Obama-administration officials today urged states to change their college-savings plans so more people would be encouraged to use them.
The officials called for changes in those plans, commonly called Section 529 plans, as part of a meeting of the White House Task Force on Middle Class Families that was held at Syracuse University. The meeting focused on how to make college more accessible and affordable for lower- and middle-class families.
Administration officials also today released a study that provided new analysis of President Obama’s plan to simplify the Free Application for Federal Student Aid, known as the Fafsa, and a report that examined barriers to higher education.
The 529 savings plans allow families to set aside money for college in tax-free accounts. The plans vary from state to state, although many plans permit out-of-state investors to participate.
In a report, the Treasury Department recommended that states close a loophole in the current system by changing how the cap on contributions to the plans is set. Under the current system, caps are set per beneficiary per state. Administration officials instead want one overall cap to be set per beneficiary so that people do not take advantage of the tax benefits by spreading millions of dollars of savings in many different states’ plans.
The department also called for the elimination of what it called the plans’ “home-state bias,” in which states provide tax benefits to families who put money in in-state funds but do not provide the same advantages to residents who invest in other states’ savings plans instead.

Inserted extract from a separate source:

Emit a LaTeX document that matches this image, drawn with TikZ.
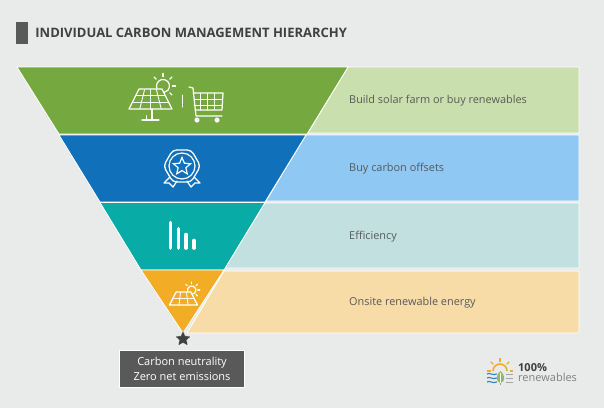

Treasury officials also urged all states to offer a type of investment known as age-based index funds in their savings plans.
The recommendations are meant “to encourage broader use, to make them cheaper, and to make them safer,” the treasury secretary, Timothy Geithner, said at today’s event at Syracuse.
Meanwhile, the report on the federal student-aid form, which was prepared by the White House Council of Economic Advisers and the National Economic Council, found that the administration’s proposal to simplify the Fafsa formula by relying on tax information and eliminating some questions about assets would make the application easier for families to complete while having little effect on students’ eligibility for Pell Grants.
Speaking at Syracuse about the proposed changes in the Fafsa form, Vice President Joseph R. Biden, Jr. recalled his own experiences filling out the forms with his three children.
“We’re going to make the process easier and not more difficult,” he said. “We should make the aid application work for you and not against you.”